===== Given data =====
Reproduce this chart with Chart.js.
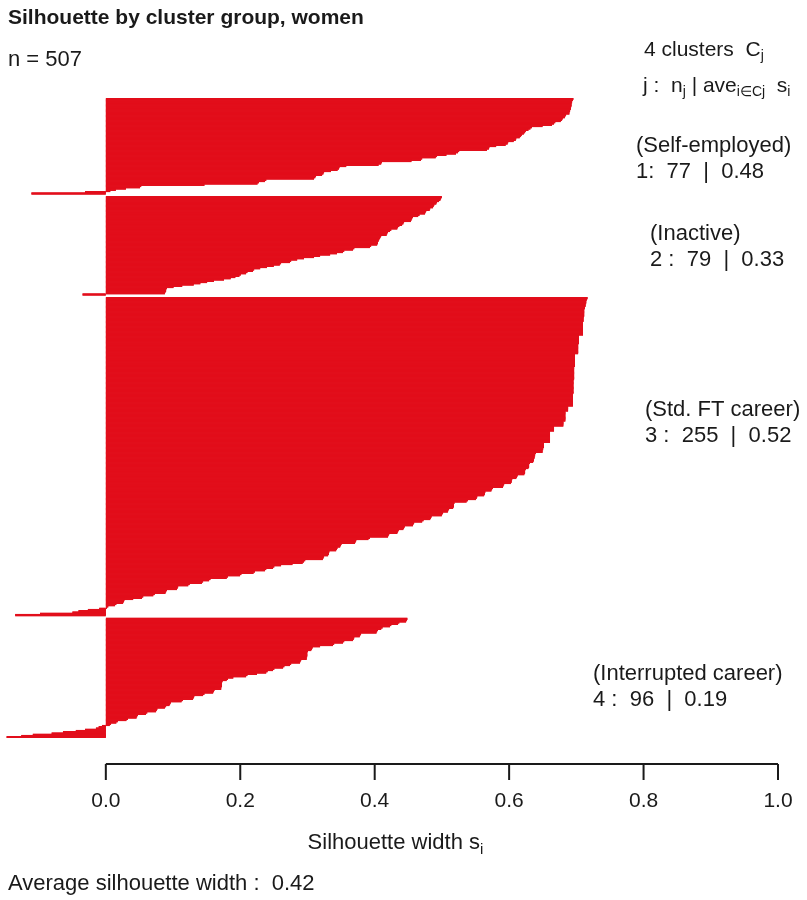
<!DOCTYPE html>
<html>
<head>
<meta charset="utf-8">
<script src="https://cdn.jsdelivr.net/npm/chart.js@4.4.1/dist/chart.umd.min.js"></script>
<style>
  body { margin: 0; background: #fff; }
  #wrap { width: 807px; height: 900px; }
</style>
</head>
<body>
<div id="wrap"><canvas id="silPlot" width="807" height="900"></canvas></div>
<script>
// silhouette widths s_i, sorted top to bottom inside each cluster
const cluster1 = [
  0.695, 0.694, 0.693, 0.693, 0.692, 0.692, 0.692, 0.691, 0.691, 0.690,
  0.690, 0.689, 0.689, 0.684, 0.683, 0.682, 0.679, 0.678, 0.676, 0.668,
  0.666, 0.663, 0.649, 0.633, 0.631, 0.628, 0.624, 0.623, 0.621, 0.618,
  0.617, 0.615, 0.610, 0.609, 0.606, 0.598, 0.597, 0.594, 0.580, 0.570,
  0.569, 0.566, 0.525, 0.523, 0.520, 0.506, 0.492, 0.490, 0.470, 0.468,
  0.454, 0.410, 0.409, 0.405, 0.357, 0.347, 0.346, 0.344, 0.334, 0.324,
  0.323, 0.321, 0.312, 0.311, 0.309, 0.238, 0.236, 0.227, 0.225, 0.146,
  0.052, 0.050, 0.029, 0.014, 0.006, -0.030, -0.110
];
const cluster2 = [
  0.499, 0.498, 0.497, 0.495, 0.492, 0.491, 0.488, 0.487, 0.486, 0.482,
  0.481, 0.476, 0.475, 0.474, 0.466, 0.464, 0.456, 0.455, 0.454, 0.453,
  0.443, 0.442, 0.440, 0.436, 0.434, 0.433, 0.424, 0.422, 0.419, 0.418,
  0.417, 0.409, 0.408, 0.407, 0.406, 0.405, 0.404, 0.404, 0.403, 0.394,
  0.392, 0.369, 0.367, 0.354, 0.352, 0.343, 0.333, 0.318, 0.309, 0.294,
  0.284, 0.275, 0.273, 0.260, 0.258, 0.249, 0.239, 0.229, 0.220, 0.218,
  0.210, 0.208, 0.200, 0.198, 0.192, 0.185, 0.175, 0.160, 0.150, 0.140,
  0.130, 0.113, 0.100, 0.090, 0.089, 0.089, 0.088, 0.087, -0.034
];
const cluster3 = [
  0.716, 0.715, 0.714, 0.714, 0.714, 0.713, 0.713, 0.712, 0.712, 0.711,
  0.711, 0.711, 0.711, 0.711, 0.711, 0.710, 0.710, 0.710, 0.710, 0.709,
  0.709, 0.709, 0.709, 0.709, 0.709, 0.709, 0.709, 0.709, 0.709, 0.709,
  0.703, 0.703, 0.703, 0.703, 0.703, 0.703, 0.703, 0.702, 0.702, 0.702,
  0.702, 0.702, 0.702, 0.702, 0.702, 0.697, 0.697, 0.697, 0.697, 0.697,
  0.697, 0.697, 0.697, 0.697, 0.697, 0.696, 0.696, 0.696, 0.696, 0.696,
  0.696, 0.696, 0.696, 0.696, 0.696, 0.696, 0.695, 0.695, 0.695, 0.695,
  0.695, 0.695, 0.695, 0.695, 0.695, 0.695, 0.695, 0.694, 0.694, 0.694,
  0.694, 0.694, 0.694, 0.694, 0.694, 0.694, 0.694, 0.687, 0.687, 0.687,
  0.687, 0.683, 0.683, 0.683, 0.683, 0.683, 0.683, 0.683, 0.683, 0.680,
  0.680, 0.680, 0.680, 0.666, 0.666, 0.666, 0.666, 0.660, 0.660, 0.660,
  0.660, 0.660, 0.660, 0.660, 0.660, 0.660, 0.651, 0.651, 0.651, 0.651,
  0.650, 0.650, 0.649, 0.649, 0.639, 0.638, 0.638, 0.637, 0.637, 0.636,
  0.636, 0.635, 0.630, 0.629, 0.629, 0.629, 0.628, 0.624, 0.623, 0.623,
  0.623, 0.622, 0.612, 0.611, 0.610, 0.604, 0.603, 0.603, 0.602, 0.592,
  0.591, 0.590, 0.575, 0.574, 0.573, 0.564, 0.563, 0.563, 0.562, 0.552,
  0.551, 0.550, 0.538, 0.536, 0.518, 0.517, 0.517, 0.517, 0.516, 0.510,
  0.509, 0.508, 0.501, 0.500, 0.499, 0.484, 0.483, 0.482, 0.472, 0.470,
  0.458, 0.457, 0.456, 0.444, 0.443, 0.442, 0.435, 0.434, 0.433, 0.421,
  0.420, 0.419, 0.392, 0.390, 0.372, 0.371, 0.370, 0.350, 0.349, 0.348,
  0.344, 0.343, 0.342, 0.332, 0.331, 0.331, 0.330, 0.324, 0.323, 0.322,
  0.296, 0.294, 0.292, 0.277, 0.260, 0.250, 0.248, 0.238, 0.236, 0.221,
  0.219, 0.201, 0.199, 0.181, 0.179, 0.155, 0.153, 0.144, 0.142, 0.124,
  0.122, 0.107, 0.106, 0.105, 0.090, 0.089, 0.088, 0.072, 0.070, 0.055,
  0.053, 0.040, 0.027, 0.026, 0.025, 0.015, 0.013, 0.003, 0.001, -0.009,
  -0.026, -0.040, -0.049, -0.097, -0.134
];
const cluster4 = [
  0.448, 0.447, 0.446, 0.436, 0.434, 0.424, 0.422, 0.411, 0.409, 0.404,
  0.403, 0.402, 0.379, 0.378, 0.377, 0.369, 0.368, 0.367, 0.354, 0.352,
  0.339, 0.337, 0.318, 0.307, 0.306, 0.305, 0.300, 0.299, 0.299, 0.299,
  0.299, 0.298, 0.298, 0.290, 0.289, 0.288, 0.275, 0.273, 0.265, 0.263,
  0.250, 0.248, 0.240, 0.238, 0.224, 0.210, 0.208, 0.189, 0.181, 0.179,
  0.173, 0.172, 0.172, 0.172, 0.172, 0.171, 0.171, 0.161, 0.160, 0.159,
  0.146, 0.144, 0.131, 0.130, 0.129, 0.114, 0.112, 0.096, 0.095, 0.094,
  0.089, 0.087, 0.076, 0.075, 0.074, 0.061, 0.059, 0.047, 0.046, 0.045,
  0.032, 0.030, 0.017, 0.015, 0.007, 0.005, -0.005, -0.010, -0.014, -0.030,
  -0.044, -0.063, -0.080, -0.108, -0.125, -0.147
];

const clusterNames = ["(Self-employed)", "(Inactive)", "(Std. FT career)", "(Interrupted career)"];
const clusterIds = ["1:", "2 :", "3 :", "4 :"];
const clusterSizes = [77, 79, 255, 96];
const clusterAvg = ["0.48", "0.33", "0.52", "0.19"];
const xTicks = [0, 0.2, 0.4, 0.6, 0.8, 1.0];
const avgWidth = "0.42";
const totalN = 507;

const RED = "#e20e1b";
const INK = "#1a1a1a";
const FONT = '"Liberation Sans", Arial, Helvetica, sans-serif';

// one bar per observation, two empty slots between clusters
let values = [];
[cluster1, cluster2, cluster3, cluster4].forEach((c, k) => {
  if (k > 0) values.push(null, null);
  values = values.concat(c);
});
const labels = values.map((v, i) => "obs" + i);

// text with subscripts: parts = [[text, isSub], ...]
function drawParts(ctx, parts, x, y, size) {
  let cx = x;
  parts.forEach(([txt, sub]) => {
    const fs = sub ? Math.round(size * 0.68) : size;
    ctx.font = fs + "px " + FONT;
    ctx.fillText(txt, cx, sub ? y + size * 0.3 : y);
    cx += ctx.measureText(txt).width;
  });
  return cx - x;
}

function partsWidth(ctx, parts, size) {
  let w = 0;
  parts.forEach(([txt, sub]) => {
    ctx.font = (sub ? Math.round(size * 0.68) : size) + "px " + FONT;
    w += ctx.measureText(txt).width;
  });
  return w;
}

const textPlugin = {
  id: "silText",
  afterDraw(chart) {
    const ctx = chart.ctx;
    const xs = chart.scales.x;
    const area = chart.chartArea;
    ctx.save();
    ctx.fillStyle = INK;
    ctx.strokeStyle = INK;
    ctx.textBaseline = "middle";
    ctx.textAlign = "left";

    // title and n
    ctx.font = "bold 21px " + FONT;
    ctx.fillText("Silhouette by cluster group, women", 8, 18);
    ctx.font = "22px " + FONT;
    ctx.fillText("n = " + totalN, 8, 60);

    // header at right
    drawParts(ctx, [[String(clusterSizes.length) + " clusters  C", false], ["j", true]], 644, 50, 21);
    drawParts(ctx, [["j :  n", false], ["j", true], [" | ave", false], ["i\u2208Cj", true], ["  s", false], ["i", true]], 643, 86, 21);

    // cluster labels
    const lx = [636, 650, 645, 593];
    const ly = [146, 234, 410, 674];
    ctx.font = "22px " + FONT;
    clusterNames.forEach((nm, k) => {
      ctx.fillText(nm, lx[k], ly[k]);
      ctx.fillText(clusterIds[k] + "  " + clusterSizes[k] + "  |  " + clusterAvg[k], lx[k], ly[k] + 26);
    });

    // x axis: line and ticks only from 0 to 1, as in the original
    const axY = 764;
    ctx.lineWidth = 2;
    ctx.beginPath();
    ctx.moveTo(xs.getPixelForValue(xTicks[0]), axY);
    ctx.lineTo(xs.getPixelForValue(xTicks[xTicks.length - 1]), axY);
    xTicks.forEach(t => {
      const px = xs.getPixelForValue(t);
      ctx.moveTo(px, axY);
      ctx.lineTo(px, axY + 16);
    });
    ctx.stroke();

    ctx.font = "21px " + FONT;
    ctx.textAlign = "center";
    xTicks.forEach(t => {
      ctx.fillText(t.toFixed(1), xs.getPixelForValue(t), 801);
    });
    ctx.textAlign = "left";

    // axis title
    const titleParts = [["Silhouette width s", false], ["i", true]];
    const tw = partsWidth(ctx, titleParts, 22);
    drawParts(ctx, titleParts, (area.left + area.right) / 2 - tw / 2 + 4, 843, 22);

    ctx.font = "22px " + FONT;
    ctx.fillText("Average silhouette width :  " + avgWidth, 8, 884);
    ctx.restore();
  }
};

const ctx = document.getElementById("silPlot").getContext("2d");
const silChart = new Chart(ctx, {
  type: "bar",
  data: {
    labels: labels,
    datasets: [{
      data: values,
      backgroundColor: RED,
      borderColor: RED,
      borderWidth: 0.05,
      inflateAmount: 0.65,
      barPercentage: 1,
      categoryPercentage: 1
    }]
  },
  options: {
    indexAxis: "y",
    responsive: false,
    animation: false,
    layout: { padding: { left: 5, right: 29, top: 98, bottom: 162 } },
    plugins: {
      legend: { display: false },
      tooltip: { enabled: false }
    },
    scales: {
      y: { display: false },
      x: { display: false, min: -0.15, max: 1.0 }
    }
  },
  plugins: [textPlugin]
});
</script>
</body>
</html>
=====
• [Problem to solve]:
Return solely the number of lines in the data that include the word "with".

• [The reply]:
2